While the media is often criticized, the reasons for a free and energetic press have been painfully apparent. Without the local media most of us would have known very little about our local candidates.
Prepared speeches, radio commercials and printed flyers with limited information and excessive rhetoric rarely provide a true picture. While each person often views facts and information differently, without a free press we wouldn’t have independently obtained information to consider.
We should appreciate the work of reporters and editors, be they liberal or conservative, but most certainly dogged, who seek the facts and publish the story. For these reasons the Sentinel has served the people of this area well.
President’s indecision resulted in four deaths in Benghazi
The Sentinel published a story Sunday that claimed the reason that four Americans were killed Sept 11 in Benghazi, Libya, was because the military couldn’t get there in time. This story raises more questions than it answered.

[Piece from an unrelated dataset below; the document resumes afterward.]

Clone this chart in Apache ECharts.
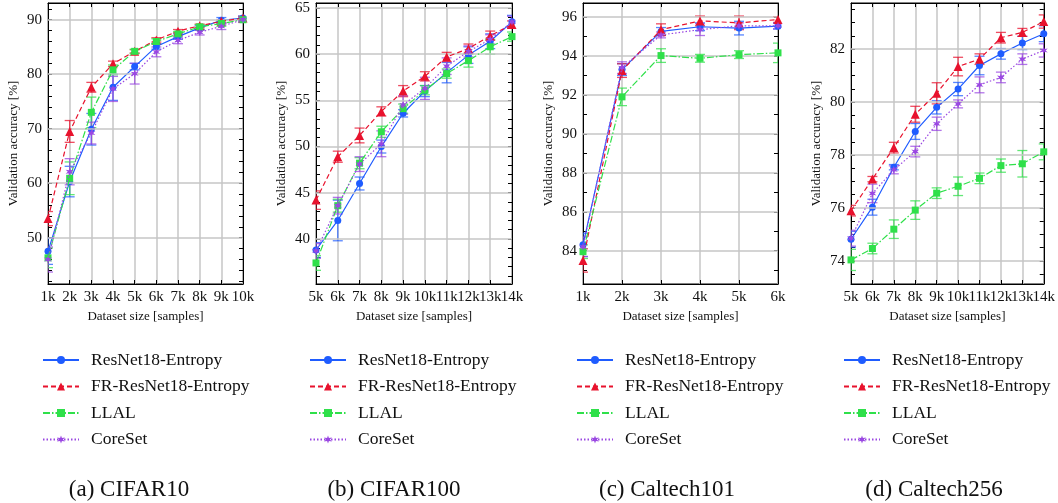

Why, if the administration tried but couldn’t get there, did it blame it on a video for 15 days? Why was nothing done in Egypt and other areas throughout the region the following day? Why didn’t the president address these issues the next day and ensure adequate forces were available throughout the region? Lastly, the only reason forces were not available is that there was not a timely decision in Washington to deploy them.
Our military forces, we have learned, work quite well together. If the forces necessary in the area were under the command of a nearby commander, for example, under European command instead of Africa command as the Sentinel story stated, that reassignment could be handled literally in two sentences.
I have been on the receiving end of one of those directives. The first sentence directs the owning command to transfer operational control of the asset to the gaining command. The second sentence directs the gaining command to take operational control of the asset and execute the mission. Action then happens immediately.
The U.S. military is and always has been subservient to civilian control. The system depends on a decision from the president. He didn’t make the decision. His indecision resulted in the deaths of four good men. The following cover-up is unconscionable.
Candidate Wright has shown errors in judgment
The story in Saturday’s Sentinel about the “Mitt Romney doesn’t like Jared Wright“ flyer really got to the bottom of Wright’s errors in judgments and the source of his ongoing problems. Candidate Wright’s relationship with the Bjorklunds has been at the root of his campaign woes.
The GOP and WSCA both gave him the benefit of the doubt early in his campaign. He had their support, and at that time he was running uncontested. A politician in that situation only needs to do one thing; don’t make any major mistakes. But his campaign and relationships with other Republicans in his district and in Mesa County, have been harmed by a seemingly endless parade of mistakes.
I cannot say whether the Bjorklunds approached Wright with the offer of helping on his campaign, or whether he sought their assistance. But Wright has been counseled by some perceptive and experienced people that he should not have them advising him or working on materials for his campaign.
I personally told Wright that his relationship with the Bjorklunds and his public appearances with Tom Bjorklund looking like a sidekick would only serve to harm his current and future political aspirations. I also warned Wright that Shari Bjorklund was very open in a Facebook conversation with me about her “problems” with Mitt Romney’s Mormon faith. Despite the counsel, despite the warnings, Wright persisted with using the Bjorklunds in a variety of capacities, including retaliating against the Western Slope Conservative Alliance for its withdrawal of support for him.
Wright’s judgment will inevitably be called into question yet again. And, should he win, his term in the state House will be tarnished by the bad stories of the last six months.
One thing is sure: Tom and Shari Bjorklund are political opportunists. Wright was a set of coattails for them to ride to a measure of political power. Wright’s big problem is that they have left his coattails very, very dirty.